*PROBLEM DESCRIPTION*. Please transcribe the listing below in full and word for word, without its pictures.

*DATA PROVIDED*.
# # #

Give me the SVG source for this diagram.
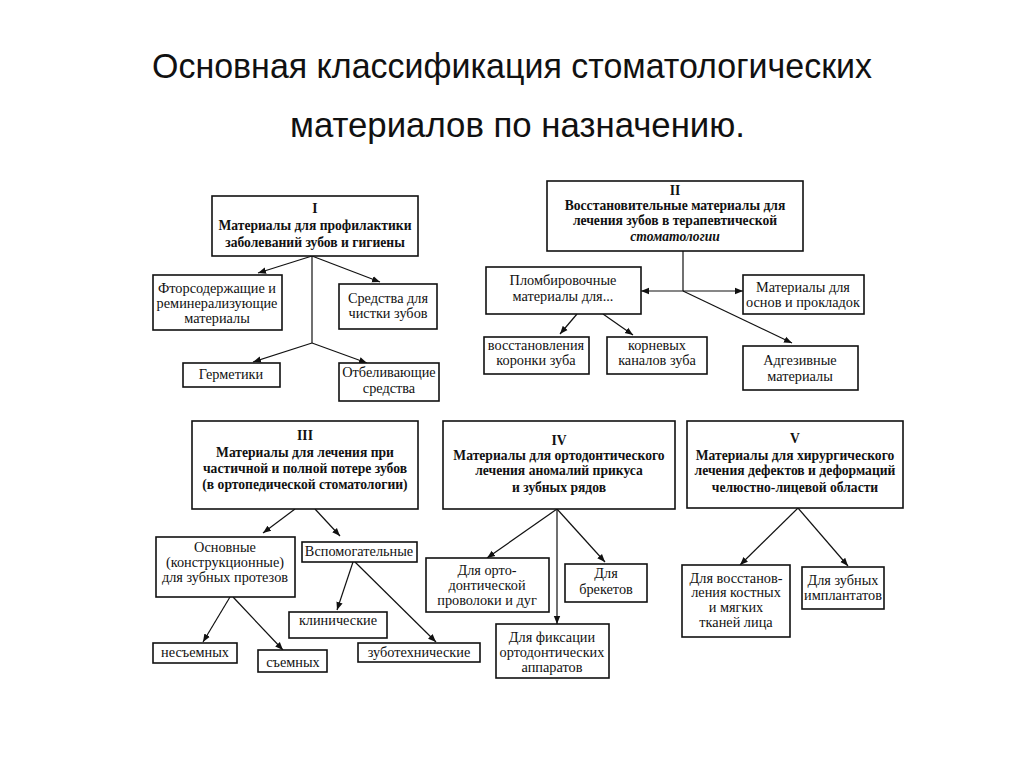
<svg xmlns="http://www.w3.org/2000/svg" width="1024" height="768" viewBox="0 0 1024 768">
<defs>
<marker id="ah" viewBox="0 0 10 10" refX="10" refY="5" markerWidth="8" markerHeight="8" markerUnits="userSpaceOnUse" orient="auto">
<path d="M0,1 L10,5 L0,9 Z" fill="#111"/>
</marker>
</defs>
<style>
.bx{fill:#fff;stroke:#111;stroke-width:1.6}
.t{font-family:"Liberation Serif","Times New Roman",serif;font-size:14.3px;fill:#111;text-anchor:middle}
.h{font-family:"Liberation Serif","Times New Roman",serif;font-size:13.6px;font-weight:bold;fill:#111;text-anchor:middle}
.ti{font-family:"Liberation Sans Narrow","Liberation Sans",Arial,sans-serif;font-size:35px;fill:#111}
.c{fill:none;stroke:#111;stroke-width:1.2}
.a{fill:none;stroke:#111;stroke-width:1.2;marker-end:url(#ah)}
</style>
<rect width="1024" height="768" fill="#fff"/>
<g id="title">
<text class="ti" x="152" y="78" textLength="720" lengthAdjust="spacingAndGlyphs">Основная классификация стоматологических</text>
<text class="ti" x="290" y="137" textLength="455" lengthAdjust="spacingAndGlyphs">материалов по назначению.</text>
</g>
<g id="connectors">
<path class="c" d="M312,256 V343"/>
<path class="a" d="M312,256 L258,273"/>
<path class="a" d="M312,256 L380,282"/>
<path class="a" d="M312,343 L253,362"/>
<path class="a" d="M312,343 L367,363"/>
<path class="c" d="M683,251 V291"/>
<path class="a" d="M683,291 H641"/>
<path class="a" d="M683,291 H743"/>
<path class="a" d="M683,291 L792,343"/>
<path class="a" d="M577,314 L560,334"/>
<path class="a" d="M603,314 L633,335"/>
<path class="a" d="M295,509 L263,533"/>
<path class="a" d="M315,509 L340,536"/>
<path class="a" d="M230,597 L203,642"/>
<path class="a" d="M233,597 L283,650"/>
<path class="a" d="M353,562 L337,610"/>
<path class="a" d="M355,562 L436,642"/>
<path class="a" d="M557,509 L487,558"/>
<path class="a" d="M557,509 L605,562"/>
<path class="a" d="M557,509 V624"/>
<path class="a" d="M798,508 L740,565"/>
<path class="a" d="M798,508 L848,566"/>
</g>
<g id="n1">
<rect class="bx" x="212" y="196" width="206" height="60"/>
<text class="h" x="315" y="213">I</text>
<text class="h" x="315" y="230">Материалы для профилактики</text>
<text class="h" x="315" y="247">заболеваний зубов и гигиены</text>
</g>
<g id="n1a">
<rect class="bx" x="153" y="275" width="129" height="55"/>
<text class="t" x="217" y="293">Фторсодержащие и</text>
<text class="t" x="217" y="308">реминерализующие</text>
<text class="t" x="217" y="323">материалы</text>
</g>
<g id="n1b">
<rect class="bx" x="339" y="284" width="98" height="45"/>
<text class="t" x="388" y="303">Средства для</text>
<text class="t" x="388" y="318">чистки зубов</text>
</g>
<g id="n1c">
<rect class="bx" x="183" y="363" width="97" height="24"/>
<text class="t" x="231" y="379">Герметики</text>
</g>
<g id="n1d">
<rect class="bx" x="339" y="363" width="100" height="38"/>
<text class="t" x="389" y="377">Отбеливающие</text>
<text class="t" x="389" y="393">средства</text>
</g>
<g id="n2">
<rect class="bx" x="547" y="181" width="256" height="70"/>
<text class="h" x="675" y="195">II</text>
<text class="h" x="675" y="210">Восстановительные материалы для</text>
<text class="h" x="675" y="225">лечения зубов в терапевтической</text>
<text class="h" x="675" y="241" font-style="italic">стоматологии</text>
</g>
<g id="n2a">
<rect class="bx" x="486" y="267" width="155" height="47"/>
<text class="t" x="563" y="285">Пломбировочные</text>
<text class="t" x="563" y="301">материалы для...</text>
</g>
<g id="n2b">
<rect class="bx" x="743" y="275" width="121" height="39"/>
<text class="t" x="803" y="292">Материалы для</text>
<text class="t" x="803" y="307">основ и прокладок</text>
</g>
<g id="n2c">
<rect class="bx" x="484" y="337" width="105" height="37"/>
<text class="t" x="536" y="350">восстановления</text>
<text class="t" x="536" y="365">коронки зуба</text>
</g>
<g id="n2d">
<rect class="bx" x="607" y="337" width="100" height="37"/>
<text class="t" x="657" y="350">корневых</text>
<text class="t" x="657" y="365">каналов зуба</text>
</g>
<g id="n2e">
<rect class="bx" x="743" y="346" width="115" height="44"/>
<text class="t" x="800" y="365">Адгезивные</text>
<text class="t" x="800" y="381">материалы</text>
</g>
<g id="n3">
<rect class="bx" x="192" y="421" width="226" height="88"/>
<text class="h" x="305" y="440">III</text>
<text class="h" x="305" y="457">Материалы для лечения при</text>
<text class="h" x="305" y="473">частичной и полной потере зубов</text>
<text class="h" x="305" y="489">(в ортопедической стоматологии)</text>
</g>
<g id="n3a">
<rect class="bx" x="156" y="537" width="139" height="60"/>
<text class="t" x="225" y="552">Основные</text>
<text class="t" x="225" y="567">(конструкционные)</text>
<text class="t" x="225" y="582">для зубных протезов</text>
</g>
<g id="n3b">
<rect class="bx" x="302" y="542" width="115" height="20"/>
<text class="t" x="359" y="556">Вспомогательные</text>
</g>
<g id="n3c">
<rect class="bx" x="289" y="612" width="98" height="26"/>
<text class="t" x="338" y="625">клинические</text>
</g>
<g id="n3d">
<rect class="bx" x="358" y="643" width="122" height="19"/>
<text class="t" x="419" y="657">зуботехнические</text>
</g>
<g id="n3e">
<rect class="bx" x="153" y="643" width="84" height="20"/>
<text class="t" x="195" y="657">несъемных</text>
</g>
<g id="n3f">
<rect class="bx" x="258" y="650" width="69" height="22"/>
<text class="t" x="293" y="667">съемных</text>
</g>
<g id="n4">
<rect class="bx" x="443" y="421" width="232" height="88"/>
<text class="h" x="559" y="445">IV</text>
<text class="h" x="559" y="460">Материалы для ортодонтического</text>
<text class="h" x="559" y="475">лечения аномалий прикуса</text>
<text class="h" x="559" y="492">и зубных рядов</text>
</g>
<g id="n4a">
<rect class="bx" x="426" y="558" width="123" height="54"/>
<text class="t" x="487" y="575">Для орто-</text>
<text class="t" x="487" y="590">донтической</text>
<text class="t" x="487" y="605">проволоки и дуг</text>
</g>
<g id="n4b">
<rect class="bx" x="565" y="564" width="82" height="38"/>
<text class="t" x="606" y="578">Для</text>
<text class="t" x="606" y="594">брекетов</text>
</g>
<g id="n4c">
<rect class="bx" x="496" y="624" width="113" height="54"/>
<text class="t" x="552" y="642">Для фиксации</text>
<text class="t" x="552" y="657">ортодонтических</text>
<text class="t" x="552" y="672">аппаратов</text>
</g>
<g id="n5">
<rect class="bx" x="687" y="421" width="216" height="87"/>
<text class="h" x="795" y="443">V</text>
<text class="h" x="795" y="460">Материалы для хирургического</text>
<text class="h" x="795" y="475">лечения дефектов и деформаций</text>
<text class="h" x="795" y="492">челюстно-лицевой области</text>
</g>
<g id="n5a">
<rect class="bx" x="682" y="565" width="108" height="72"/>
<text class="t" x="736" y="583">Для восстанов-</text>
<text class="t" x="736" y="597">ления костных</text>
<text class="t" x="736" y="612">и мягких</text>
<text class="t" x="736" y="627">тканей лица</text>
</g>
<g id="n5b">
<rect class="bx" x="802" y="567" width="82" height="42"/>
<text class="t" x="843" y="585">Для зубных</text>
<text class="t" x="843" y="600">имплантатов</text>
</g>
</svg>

# # #

*ANSWER TO THIS TASK*.
Give me the SVG source for this diagram.
<svg xmlns="http://www.w3.org/2000/svg" width="1024" height="768" viewBox="0 0 1024 768">
<defs>
<marker id="ah" viewBox="0 0 10 10" refX="10" refY="5" markerWidth="8" markerHeight="8" markerUnits="userSpaceOnUse" orient="auto">
<path d="M0,1 L10,5 L0,9 Z" fill="#111"/>
</marker>
</defs>
<style>
.bx{fill:#fff;stroke:#111;stroke-width:1.6}
.t{font-family:"Liberation Serif","Times New Roman",serif;font-size:14.3px;fill:#111;text-anchor:middle}
.h{font-family:"Liberation Serif","Times New Roman",serif;font-size:13.6px;font-weight:bold;fill:#111;text-anchor:middle}
.ti{font-family:"Liberation Sans Narrow","Liberation Sans",Arial,sans-serif;font-size:35px;fill:#111}
.c{fill:none;stroke:#111;stroke-width:1.2}
.a{fill:none;stroke:#111;stroke-width:1.2;marker-end:url(#ah)}
</style>
<rect width="1024" height="768" fill="#fff"/>
<g id="title">
<text class="ti" x="152" y="78" textLength="720" lengthAdjust="spacingAndGlyphs">Основная классификация стоматологических</text>
<text class="ti" x="290" y="137" textLength="455" lengthAdjust="spacingAndGlyphs">материалов по назначению.</text>
</g>
<g id="connectors">
<path class="c" d="M312,256 V343"/>
<path class="a" d="M312,256 L258,273"/>
<path class="a" d="M312,256 L380,282"/>
<path class="a" d="M312,343 L253,362"/>
<path class="a" d="M312,343 L367,363"/>
<path class="c" d="M683,251 V291"/>
<path class="a" d="M683,291 H641"/>
<path class="a" d="M683,291 H743"/>
<path class="a" d="M683,291 L792,343"/>
<path class="a" d="M577,314 L560,334"/>
<path class="a" d="M603,314 L633,335"/>
<path class="a" d="M295,509 L263,533"/>
<path class="a" d="M315,509 L340,536"/>
<path class="a" d="M230,597 L203,642"/>
<path class="a" d="M233,597 L283,650"/>
<path class="a" d="M353,562 L337,610"/>
<path class="a" d="M355,562 L436,642"/>
<path class="a" d="M557,509 L487,558"/>
<path class="a" d="M557,509 L605,562"/>
<path class="a" d="M557,509 V624"/>
<path class="a" d="M798,508 L740,565"/>
<path class="a" d="M798,508 L848,566"/>
</g>
<g id="n1">
<rect class="bx" x="212" y="196" width="206" height="60"/>
<text class="h" x="315" y="213">I</text>
<text class="h" x="315" y="230">Материалы для профилактики</text>
<text class="h" x="315" y="247">заболеваний зубов и гигиены</text>
</g>
<g id="n1a">
<rect class="bx" x="153" y="275" width="129" height="55"/>
<text class="t" x="217" y="293">Фторсодержащие и</text>
<text class="t" x="217" y="308">реминерализующие</text>
<text class="t" x="217" y="323">материалы</text>
</g>
<g id="n1b">
<rect class="bx" x="339" y="284" width="98" height="45"/>
<text class="t" x="388" y="303">Средства для</text>
<text class="t" x="388" y="318">чистки зубов</text>
</g>
<g id="n1c">
<rect class="bx" x="183" y="363" width="97" height="24"/>
<text class="t" x="231" y="379">Герметики</text>
</g>
<g id="n1d">
<rect class="bx" x="339" y="363" width="100" height="38"/>
<text class="t" x="389" y="377">Отбеливающие</text>
<text class="t" x="389" y="393">средства</text>
</g>
<g id="n2">
<rect class="bx" x="547" y="181" width="256" height="70"/>
<text class="h" x="675" y="195">II</text>
<text class="h" x="675" y="210">Восстановительные материалы для</text>
<text class="h" x="675" y="225">лечения зубов в терапевтической</text>
<text class="h" x="675" y="241" font-style="italic">стоматологии</text>
</g>
<g id="n2a">
<rect class="bx" x="486" y="267" width="155" height="47"/>
<text class="t" x="563" y="285">Пломбировочные</text>
<text class="t" x="563" y="301">материалы для...</text>
</g>
<g id="n2b">
<rect class="bx" x="743" y="275" width="121" height="39"/>
<text class="t" x="803" y="292">Материалы для</text>
<text class="t" x="803" y="307">основ и прокладок</text>
</g>
<g id="n2c">
<rect class="bx" x="484" y="337" width="105" height="37"/>
<text class="t" x="536" y="350">восстановления</text>
<text class="t" x="536" y="365">коронки зуба</text>
</g>
<g id="n2d">
<rect class="bx" x="607" y="337" width="100" height="37"/>
<text class="t" x="657" y="350">корневых</text>
<text class="t" x="657" y="365">каналов зуба</text>
</g>
<g id="n2e">
<rect class="bx" x="743" y="346" width="115" height="44"/>
<text class="t" x="800" y="365">Адгезивные</text>
<text class="t" x="800" y="381">материалы</text>
</g>
<g id="n3">
<rect class="bx" x="192" y="421" width="226" height="88"/>
<text class="h" x="305" y="440">III</text>
<text class="h" x="305" y="457">Материалы для лечения при</text>
<text class="h" x="305" y="473">частичной и полной потере зубов</text>
<text class="h" x="305" y="489">(в ортопедической стоматологии)</text>
</g>
<g id="n3a">
<rect class="bx" x="156" y="537" width="139" height="60"/>
<text class="t" x="225" y="552">Основные</text>
<text class="t" x="225" y="567">(конструкционные)</text>
<text class="t" x="225" y="582">для зубных протезов</text>
</g>
<g id="n3b">
<rect class="bx" x="302" y="542" width="115" height="20"/>
<text class="t" x="359" y="556">Вспомогательные</text>
</g>
<g id="n3c">
<rect class="bx" x="289" y="612" width="98" height="26"/>
<text class="t" x="338" y="625">клинические</text>
</g>
<g id="n3d">
<rect class="bx" x="358" y="643" width="122" height="19"/>
<text class="t" x="419" y="657">зуботехнические</text>
</g>
<g id="n3e">
<rect class="bx" x="153" y="643" width="84" height="20"/>
<text class="t" x="195" y="657">несъемных</text>
</g>
<g id="n3f">
<rect class="bx" x="258" y="650" width="69" height="22"/>
<text class="t" x="293" y="667">съемных</text>
</g>
<g id="n4">
<rect class="bx" x="443" y="421" width="232" height="88"/>
<text class="h" x="559" y="445">IV</text>
<text class="h" x="559" y="460">Материалы для ортодонтического</text>
<text class="h" x="559" y="475">лечения аномалий прикуса</text>
<text class="h" x="559" y="492">и зубных рядов</text>
</g>
<g id="n4a">
<rect class="bx" x="426" y="558" width="123" height="54"/>
<text class="t" x="487" y="575">Для орто-</text>
<text class="t" x="487" y="590">донтической</text>
<text class="t" x="487" y="605">проволоки и дуг</text>
</g>
<g id="n4b">
<rect class="bx" x="565" y="564" width="82" height="38"/>
<text class="t" x="606" y="578">Для</text>
<text class="t" x="606" y="594">брекетов</text>
</g>
<g id="n4c">
<rect class="bx" x="496" y="624" width="113" height="54"/>
<text class="t" x="552" y="642">Для фиксации</text>
<text class="t" x="552" y="657">ортодонтических</text>
<text class="t" x="552" y="672">аппаратов</text>
</g>
<g id="n5">
<rect class="bx" x="687" y="421" width="216" height="87"/>
<text class="h" x="795" y="443">V</text>
<text class="h" x="795" y="460">Материалы для хирургического</text>
<text class="h" x="795" y="475">лечения дефектов и деформаций</text>
<text class="h" x="795" y="492">челюстно-лицевой области</text>
</g>
<g id="n5a">
<rect class="bx" x="682" y="565" width="108" height="72"/>
<text class="t" x="736" y="583">Для восстанов-</text>
<text class="t" x="736" y="597">ления костных</text>
<text class="t" x="736" y="612">и мягких</text>
<text class="t" x="736" y="627">тканей лица</text>
</g>
<g id="n5b">
<rect class="bx" x="802" y="567" width="82" height="42"/>
<text class="t" x="843" y="585">Для зубных</text>
<text class="t" x="843" y="600">имплантатов</text>
</g>
</svg>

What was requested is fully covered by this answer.